A fitness trainer at a Mississippi airbase is running a TikTok channel where he dispenses fatherly wisdom, attention, and love – and he's got more than three-million followers.

Summer Clayton (pictured above) named his channel "Your Proud Dad," and several times a week he sits down in front of the camera and has dinner – he actually puts a plate of food down where a follower would be if they were actually there – and a virtual conversation with who are presumably young men and women around the world:

Clayton: "How are you? Give me one good thing that happened to you today and then one challenging thing, alright? Start with a good thing … [pause] … yeah … [pause] … okay … [pause] … not bad."

For the teenage boy without a father, for example, there's a lesson on how to shave:

Clayton: "Hey, I'm about to shave if you want to join me, alright? So just make sure that you wash your face off with some warm soap and water and leave it damp. Okay? Alright, so just go ahead and put some shaving cream on the places you want to shave…"

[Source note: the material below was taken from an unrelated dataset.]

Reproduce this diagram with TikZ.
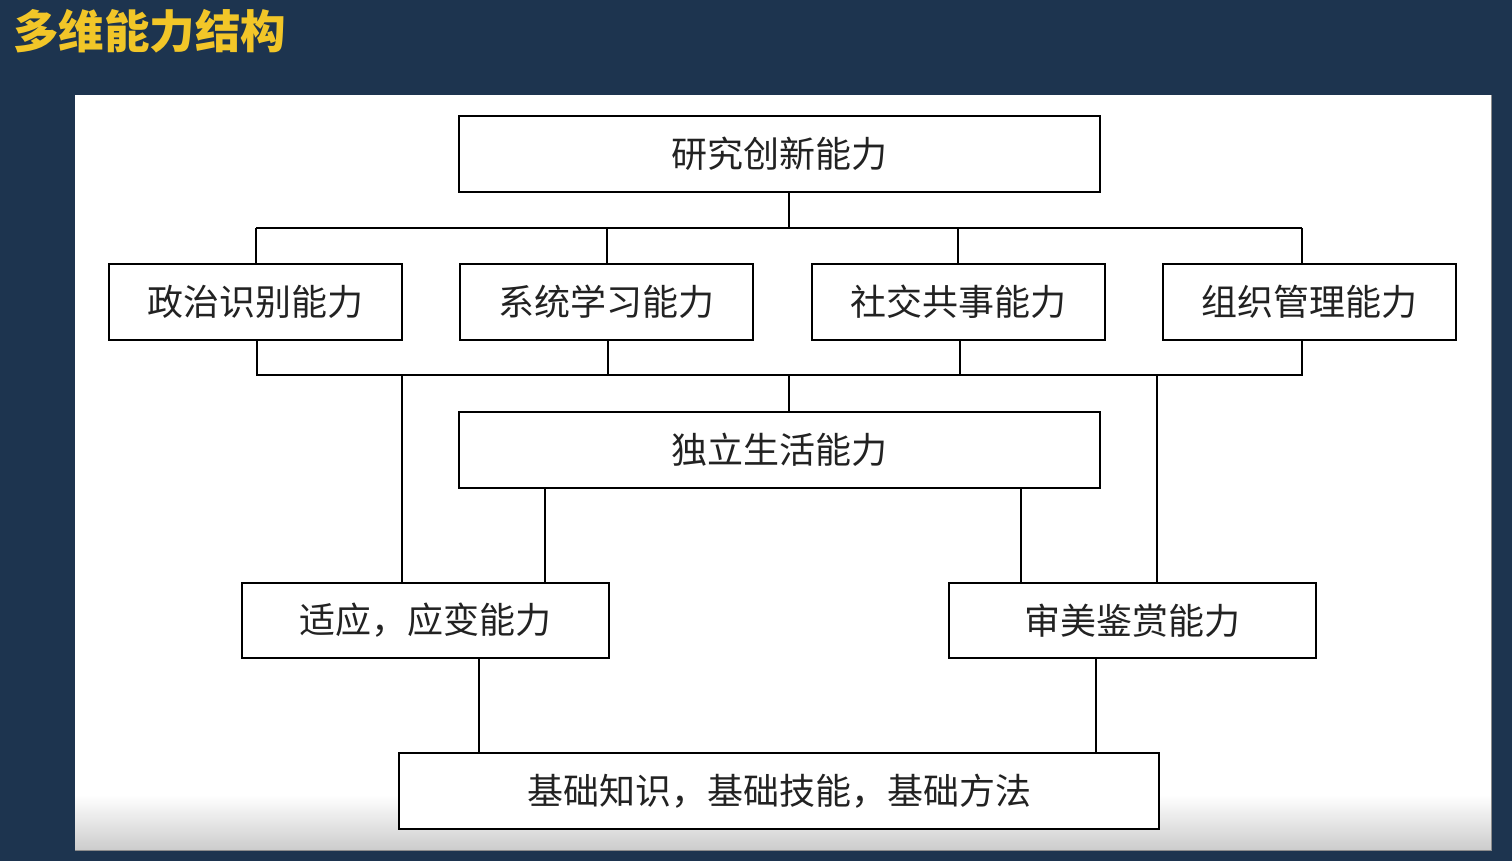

Other of life's "topics" the 26-year-old addresses include checking tire pressure on a vehicle, doing laundry, celebrating Easter, doing homework, and making a doctor's appointment. In addition, Clayton often shares tidbits of biblical wisdom and prays with his followers, ending those videos with the words "I love you."

Wesley Wildmon, vice president of outreach at American Family Association, points out that young people without a dad are desperate for a father's love and attention. Reacting to Clayton's TikTok channel, he says:

Wildmon, Wesley Wildmon

"Oh, it's a wonderful idea – this is meeting a specific need of a young man who does not have a dad," he tells AFN.

For the last few years, Wildmon has headed up a free summertime program at AFA headquarters in Tupelo, Mississippi, that does something similar, specifically with young men.

"AFA has launched a program called Men of Honor, in which we disciple young boys throughout the summer – in the scriptures, but also in skills that dads would typically teach their young boys," he describes.

Speaking into the lives of young boys ages 7-17, Men of Honor focuses on turning out godly young men who not only have learned how to change a tire or apply for a job, but also how to be a gentleman.

Editor's Note: The American Family Association is the parent organization of the American Family News Network, which operates AFN.net.